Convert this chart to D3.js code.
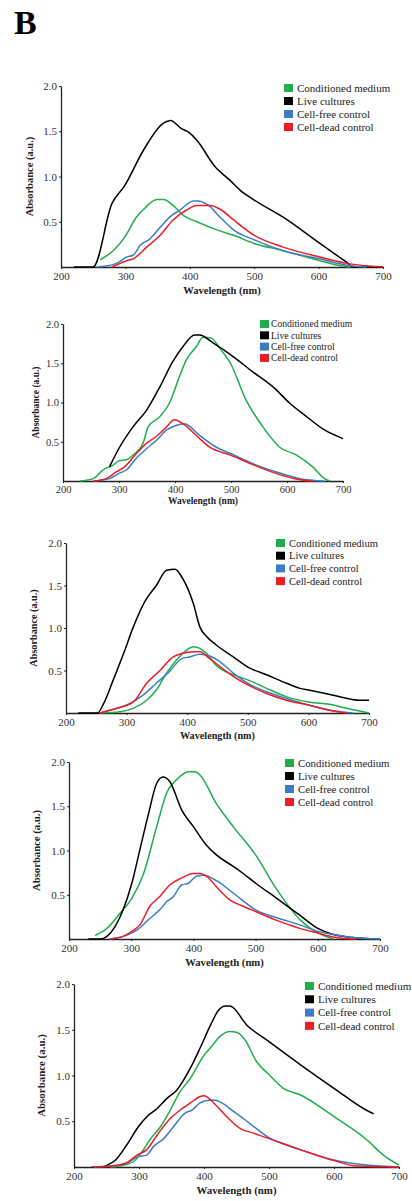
<!DOCTYPE html>
<html>
<head>
<meta charset="utf-8">
<script src="https://cdn.jsdelivr.net/npm/d3@7"></script>
<style>
  body { margin: 0; background: #fff; }
  svg { display: block; }
  .tick text { font-family: "Liberation Serif", serif; fill: #333; }
  .axis path, .axis line { stroke: #222; }
</style>
</head>
<body>
<div id="chart-area"></div>
<script>
//1. Data (wavelength nm, absorbance a.u.)
var seriesNames = ["Conditioned medium", "Live cultures", "Cell-free control", "Cell-dead control"];
var seriesColors = ["#1fae4b", "#000000", "#3b7cc4", "#ee1c24"];
var xTicks = [200, 300, 400, 500, 600, 700];
var yTicks = [0.5, 1.0, 1.5, 2.0];

// panel 1
var p1Green = [[261,0.08],[281,0.18],[299,0.33],[317,0.55],[330,0.65],[349,0.745],[359,0.745],[374,0.68],[390,0.57],[411,0.5],[442,0.41],[468,0.35],[500,0.26],[545,0.18],[571,0.13],[602,0.07],[630,0.02],[649,0]];
var p1Black = [[220,0],[250,0],[279,0.7],[299,0.9],[328,1.29],[359,1.59],[370,1.62],[387,1.53],[400,1.48],[411,1.4],[439,1.11],[462,0.96],[478,0.85],[500,0.74],[545,0.55],[602,0.26],[644,0.05],[654,0],[700,0]];
var p1Blue = [[255,0],[270,0.01],[286,0.04],[302,0.11],[312,0.13],[323,0.24],[338,0.31],[354,0.44],[372,0.57],[385,0.63],[395,0.69],[405,0.73],[413,0.73],[429,0.68],[447,0.55],[468,0.41],[500,0.3],[545,0.18],[602,0.09],[644,0.02],[675,0]];
var p1Red = [[279,0],[302,0.07],[312,0.09],[333,0.22],[354,0.35],[374,0.52],[395,0.63],[411,0.68],[431,0.68],[449,0.63],[468,0.52],[500,0.35],[545,0.22],[602,0.11],[644,0.04],[700,0]];

// panel 2
var p2Green = [[230,0],[254,0.03],[271,0.14],[289,0.2],[301,0.26],[313,0.27],[325,0.33],[343,0.48],[352,0.69],[373,0.82],[390,0.99],[408,1.33],[420,1.54],[438,1.71],[450,1.83],[465,1.82],[480,1.69],[499,1.5],[527,1.03],[557,0.69],[587,0.43],[617,0.33],[646,0.18],[667,0.03],[676,0]];
var p2Black = [[283,0.18],[301,0.43],[325,0.69],[349,0.9],[373,1.2],[396,1.52],[414,1.71],[435,1.86],[444,1.86],[468,1.76],[499,1.61],[539,1.39],[578,1.18],[605,0.99],[635,0.82],[667,0.65],[700,0.54]];
var p2Blue = [[254,0],[283,0.03],[301,0.1],[313,0.14],[331,0.29],[349,0.41],[367,0.52],[385,0.65],[399,0.7],[417,0.73],[444,0.58],[474,0.43],[499,0.35],[539,0.22],[581,0.115],[623,0.03],[667,0]];
var p2Red = [[254,0],[277,0.03],[295,0.115],[310,0.18],[331,0.35],[349,0.48],[367,0.57],[385,0.69],[399,0.78],[414,0.73],[438,0.58],[462,0.43],[499,0.33],[539,0.21],[581,0.094],[623,0.017],[646,0]];

// panel 3
var p3Green = [[256,0],[289,0.016],[311,0.055],[333,0.15],[349,0.27],[366,0.47],[382,0.62],[399,0.74],[410,0.78],[421,0.76],[432,0.7],[448,0.56],[476,0.45],[500,0.39],[531,0.29],[564,0.19],[600,0.13],[641,0.094],[663,0.055],[700,0]];
var p3Black = [[220,0],[252,0],[262,0.11],[278,0.39],[295,0.7],[311,1.01],[330,1.31],[349,1.5],[366,1.68],[380,1.69],[391,1.6],[410,1.29],[421,1.01],[432,0.9],[448,0.8],[476,0.66],[500,0.54],[531,0.45],[564,0.35],[586,0.29],[600,0.27],[641,0.21],[685,0.15],[700,0.15]];
var p3Blue = [[256,0],[284,0.055],[305,0.11],[327,0.21],[349,0.35],[371,0.49],[391,0.64],[404,0.66],[421,0.69],[437,0.67],[451,0.62],[476,0.47],[500,0.35],[531,0.25],[564,0.17],[600,0.094],[641,0.027],[674,0]];
var p3Red = [[256,0],[284,0.055],[311,0.13],[333,0.35],[355,0.5],[377,0.66],[391,0.7],[410,0.72],[421,0.72],[437,0.64],[459,0.52],[476,0.43],[500,0.33],[531,0.23],[564,0.15],[600,0.094],[641,0.023],[663,0]];

// panel 4
var p4Green = [[242,0.04],[261,0.12],[282,0.29],[301,0.46],[320,0.74],[341,1.27],[357,1.65],[373,1.8],[392,1.89],[403,1.89],[411,1.85],[437,1.53],[464,1.27],[500,0.95],[534,0.56],[571,0.22],[600,0.07],[625,0]];
var p4Black = [[231,0],[250,0],[261,0.03],[274,0.14],[287,0.33],[301,0.63],[314,1.01],[328,1.42],[341,1.76],[351,1.83],[362,1.78],[381,1.46],[400,1.27],[421,1.06],[437,0.95],[464,0.82],[480,0.74],[500,0.63],[534,0.46],[571,0.27],[600,0.12],[625,0.05],[652,0.02],[700,0]];
var p4Blue = [[266,0],[287,0.03],[301,0.07],[311,0.11],[328,0.22],[346,0.33],[357,0.42],[368,0.48],[381,0.61],[392,0.63],[405,0.71],[416,0.72],[437,0.66],[464,0.52],[500,0.33],[534,0.24],[571,0.16],[600,0.086],[625,0.05],[652,0.02],[700,0]];
var p4Red = [[266,0],[287,0.03],[301,0.086],[314,0.16],[330,0.37],[346,0.48],[362,0.61],[381,0.69],[400,0.74],[411,0.74],[421,0.71],[437,0.59],[459,0.44],[480,0.37],[500,0.31],[534,0.21],[571,0.12],[600,0.068],[625,0.023],[662,0]];

// panel 5
var p5Green = [[256,0],[276,0.02],[292,0.06],[305,0.17],[317,0.3],[333,0.44],[348,0.62],[363,0.82],[379,0.97],[399,1.21],[412,1.32],[425,1.43],[440,1.48],[451,1.47],[463,1.39],[481,1.15],[500,1.01],[522,0.86],[548,0.79],[600,0.55],[650,0.3],[676,0.13],[700,0.02]];
var p5Black = [[228,0],[243,0],[251,0.02],[264,0.077],[281,0.24],[299,0.44],[312,0.55],[328,0.64],[343,0.75],[358,0.84],[379,1.08],[394,1.3],[410,1.55],[422,1.71],[433,1.76],[440,1.76],[466,1.55],[500,1.37],[548,1.12],[600,0.86],[650,0.62],[661,0.58]];
var p5Blue = [[230,0],[256,0.01],[281,0.04],[297,0.11],[312,0.13],[322,0.22],[338,0.31],[353,0.44],[371,0.59],[381,0.62],[394,0.7],[407,0.73],[417,0.73],[430,0.69],[445,0.61],[466,0.5],[500,0.32],[548,0.19],[600,0.077],[650,0.022],[700,0]];
var p5Red = [[230,0],[256,0.01],[281,0.047],[297,0.13],[312,0.19],[328,0.35],[348,0.53],[363,0.62],[379,0.7],[394,0.77],[400,0.78],[415,0.7],[435,0.55],[456,0.42],[476,0.37],[500,0.31],[548,0.19],[600,0.07],[635,0.01],[700,0]];

var panelSeries = [
    [p1Green, p1Black, p1Blue, p1Red],
    [p2Green, p2Black, p2Blue, p2Red],
    [p3Green, p3Black, p3Blue, p3Red],
    [p4Green, p4Black, p4Blue, p4Red],
    [p5Green, p5Black, p5Blue, p5Red]
];

//2. Layout of each panel (pixel positions)
var panelLayout = [
    { x0: 61, x1: 383, yTop: 86, yBot: 267, legX: 284, legY: 88, legStep: 13, tickFs: 11, legFs: 11, labFs: 10.5, yLabX: 29, xLabY: 294 },
    { x0: 63, x1: 343, yTop: 324, yBot: 481, legX: 260, legY: 324, legStep: 11.3, tickFs: 10.5, legFs: 9.6, labFs: 9.5, yLabX: 36, xLabY: 504 },
    { x0: 66, x1: 369, yTop: 543, yBot: 713, legX: 276, legY: 543, legStep: 12.7, tickFs: 11, legFs: 10.5, labFs: 10.2, yLabX: 33, xLabY: 739 },
    { x0: 69, x1: 380, yTop: 762, yBot: 939, legX: 285, legY: 763, legStep: 13, tickFs: 11, legFs: 10.8, labFs: 10.7, yLabX: 36, xLabY: 966 },
    { x0: 74, x1: 399, yTop: 984, yBot: 1167, legX: 305, legY: 986, legStep: 13.3, tickFs: 11, legFs: 11, labFs: 10.9, yLabX: 41, xLabY: 1194 }
];

var svg_width = 412;
var svg_height = 1201;

var svg = d3.select("#chart-area").append("svg")
    .attr("width", svg_width)
    .attr("height", svg_height);

// Panel letter
svg.append("text")
    .attr("x", 14)
    .attr("y", 34)
    .attr("font-family", "Liberation Serif, serif")
    .attr("font-weight", "bold")
    .attr("font-size", "34px")
    .text("B");

//3. Drawing each panel
panelLayout.forEach(function (lay, p) {
    var g = svg.append("g").attr("class", "panel");

    var x_scaling = d3.scaleLinear().domain([200, 700]).range([lay.x0, lay.x1]);
    var y_scaling = d3.scaleLinear().domain([0, 2]).range([lay.yBot, lay.yTop]);

    // x axis
    g.append("g")
        .attr("class", "axis")
        .attr("transform", "translate(0," + lay.yBot + ")")
        .call(d3.axisBottom(x_scaling).tickValues(xTicks).tickSize(2).tickSizeOuter(0).tickPadding(3))
        .call(function (a) {
            a.selectAll("text").attr("font-size", lay.tickFs + "px").attr("font-family", "Liberation Serif, serif");
            a.select(".domain").attr("stroke-width", 1.3);
        });

    // y axis
    g.append("g")
        .attr("class", "axis")
        .attr("transform", "translate(" + lay.x0 + ",0)")
        .call(d3.axisLeft(y_scaling).tickValues(yTicks).tickFormat(d3.format(".1f")).tickSize(2).tickSizeOuter(0).tickPadding(2))
        .call(function (a) {
            a.selectAll("text").attr("font-size", lay.tickFs + "px").attr("font-family", "Liberation Serif, serif");
            a.select(".domain").attr("stroke-width", 1.3);
        });

    // axis labels
    g.append("text")
        .attr("x", (lay.x0 + lay.x1) / 2)
        .attr("y", lay.xLabY)
        .attr("text-anchor", "middle")
        .attr("font-family", "Liberation Serif, serif")
        .attr("font-weight", "bold")
        .attr("font-size", lay.labFs + "px")
        .attr("fill", "#222")
        .text("Wavelength (nm)");

    g.append("text")
        .attr("transform", "translate(" + lay.yLabX + "," + ((lay.yTop + lay.yBot) / 2) + ") rotate(-90)")
        .attr("text-anchor", "middle")
        .attr("dy", "0.35em")
        .attr("font-family", "Liberation Serif, serif")
        .attr("font-weight", "bold")
        .attr("font-size", lay.labFs + "px")
        .attr("fill", "#222")
        .text("Absorbance (a.u.)");

    // lines
    var line = d3.line()
        .x(function (d) { return x_scaling(d[0]); })
        .y(function (d) { return y_scaling(d[1]); })
        .curve(d3.curveMonotoneX);

    panelSeries[p].forEach(function (s, i) {
        g.append("path")
            .datum(s)
            .attr("fill", "none")
            .attr("stroke", seriesColors[i])
            .attr("stroke-width", 1.5)
            .attr("stroke-linejoin", "round")
            .attr("d", line);
    });

    // legend
    var legend = g.append("g")
        .attr("transform", "translate(" + lay.legX + "," + lay.legY + ")");
    seriesNames.forEach(function (name, i) {
        var row = legend.append("g").attr("transform", "translate(0," + (i * lay.legStep) + ")");
        row.append("rect")
            .attr("x", 0)
            .attr("y", -4)
            .attr("width", 9)
            .attr("height", 8)
            .attr("fill", seriesColors[i]);
        row.append("text")
            .attr("x", lay.legX < 270 ? 11 : 13)
            .attr("y", 0)
            .attr("dy", "0.35em")
            .attr("font-family", "Liberation Serif, serif")
            .attr("font-size", lay.legFs + "px")
            .attr("fill", "#222")
            .text(name);
    });
});
</script>
</body>
</html>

= = = = = = =

● What needs to be done:
Return, unchanged, the lines from the first line of the material through the line that holds "var yTicks = [0.5, 1.0, 1.5, 2.0];", inclusive, omitting pictures.

● Final answer:
Convert this chart to D3.js code.
<!DOCTYPE html>
<html>
<head>
<meta charset="utf-8">
<script src="https://cdn.jsdelivr.net/npm/d3@7"></script>
<style>
  body { margin: 0; background: #fff; }
  svg { display: block; }
  .tick text { font-family: "Liberation Serif", serif; fill: #333; }
  .axis path, .axis line { stroke: #222; }
</style>
</head>
<body>
<div id="chart-area"></div>
<script>
//1. Data (wavelength nm, absorbance a.u.)
var seriesNames = ["Conditioned medium", "Live cultures", "Cell-free control", "Cell-dead control"];
var seriesColors = ["#1fae4b", "#000000", "#3b7cc4", "#ee1c24"];
var xTicks = [200, 300, 400, 500, 600, 700];
var yTicks = [0.5, 1.0, 1.5, 2.0];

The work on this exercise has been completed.